Сыновей у лорда двое, и оба не в отца, броненосцы их не интересуют. Старший, Сергей, – путешественник и, как и Гумилев, не по казенной, а по собственной надобности. Благо средства позволяют странствовать по экзотическим странам, среди песков и верблюдов. Младший, Леонид, хотя и поступил по настоянию родителей в Политехнический, но каждый экзамен дается ему с величайшим трудом, по складу ума и по интересам он гуманитарий и поэт. Со старшим Марина пытается подружиться, младшего сторонится, как, впрочем, и он ее, якобы предпочитая «простоте и прямоте» лихой москвички «ахматовский», петербургский «излом» (закавыченные слова из очерка Цветаевой): «…Лёня для меня слишком хрупок, нежен… цветок. Старинный томик “Медного всадника” держит в руке – как цветок, слегка отстранив руку – саму как цветок. Что можно сделать такими руками?» Оказалось – многое: за мстящее убийство Моисея Урицкого (Леонид Каннегисер мстил за гибель товарищей-офицеров) большевики ответили массовым (более 500 человек) расстрелом ни в чем не замешанных заложников. Мандельштам, завсегдатай «нездешних вечеров» в Саперном переулке, рвал и метал: кто поставил его (Каннегисера) судьей? Осип Эмильевич был так перепуган, что скитался по южной России несколько лет, постоянно меняя места временного проживания. Вернемся, однако, на Саперный, 10. В отличие от Цветаевой, хрупкость нового друга Есенина не отталкивает, наоборот. Он ведь и сам не столько человек, сколько «цветок неповторимый»: «Я хочу быть отроком светлым Иль цветком с луговой межи…»

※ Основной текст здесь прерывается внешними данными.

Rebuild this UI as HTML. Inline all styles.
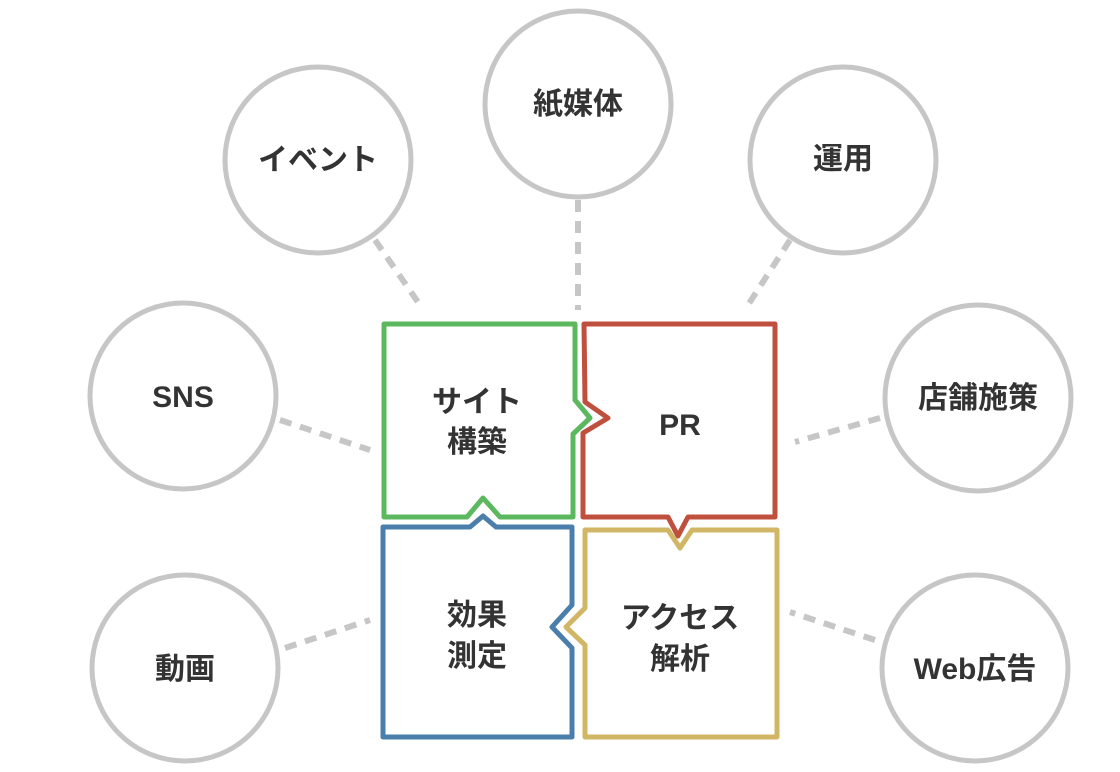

Итак, весной 1915 года Есенин уезжал из Петербурга в уверенности, что нашел в северной столице не только деятельных почитателей своего таланта, но и товарища и ровесника, который – со временем, как знать? – станет идеальным другом, заменив отнятого смертью Гришу Панфилова. Рассказывая питерским знакомцам о красотах приокского края, Сергей приглашал в гости многих, особенно настойчиво Володю Чернявского, но Чернявский, по причине безденежья, отправился «на юга», в имение состоятельных родственников. У Каннегисера денежных проблем не было, и в конце мая он появился в Константинове, полностью экипированный для пеших путешествий по рязанским раздольям. После его отъезда – а пробыл Леонид в гостях у Есенина почти две недели – Сергей описал эти дни (в июньском письме к В. С. Чернявскому): «Приезжал ко мне… Каннегисер. Я с ним пешком ходил в Рязань, и в монастыре были, который далеко от Рязани. Ему у нас очень понравилось. Все время ходили по лугам, на буграх костры жгли и тальянку слушали. Девки ему очень по душе. Полюбилось так, что еще хотел приехать. Мне он понравился еще больше, чем в Питере. Стихов я написал много. Принимаюсь за рассказы. 2 уже готовы. Каннегисер говорит, что ему многое открыли во мне. Кажется, понравились больше, чем надо. Стихов ему много не понравилось, но больше восхитило. Он мне объяснял о моем пантеизме и собирался статью писать». (Как видим, в роли критика, строгого, но благожелательного, Леонид как бы повторял Гришу Панфилова.) Есенину, конечно, обидно, что не все написанное за лихорадочный деревенский май восхитило приятеля. Но это была хорошая обида (если воспользоваться оксюмороном из позднейшего стихотворения Есенина: «Только, знаешь, в душе затаю: Не в плохой, а в хорошей обиде…») Вспоминая Есенина и Каннегисера, сидящих «в хорошую мальчишескую обнимку» на модерновой банкетке в огромной зале шикарной квартиры, Цветаева напишет: «Лёня. Есенин. Неразрывные, неразливные друзья. В… разительно-разных лицах их сошлись, слились две расы, два класса, два мира. Сошлись через все и вся…»
Так о чем же неразливные друзья беседовали в течение почти четырнадцати дней, бродя по приокским лугам и холмам? Из процитированного письма явствует, что говорили о пантеизме. А ежели речь зашла о пантеизме, то наверняка возникло и имя Анны Ахматовой. Каннегисер недавно (в пятом номере «Северных записок» за 1914 год) опубликовал рецензию на ее «Четки», в которой отметил, с явным неодобрением, чуждость ее лирики «пантеистическому началу». Вообще-то новый есенинский друг Ахматовой восхищался, но чуждость пантеизму умеряла восторг, рецензия вышла сдержанной. И имя Ахматовой, и проблема Ахматовой не могли не возникнуть в разговорах с Леонидом еще и потому, что Есенин уже видел г-жу Ахматову выступающей на благотворительном вечере в зале Армии и Флота (28 марта 1915 года), и она произвела на него сильное впечатление.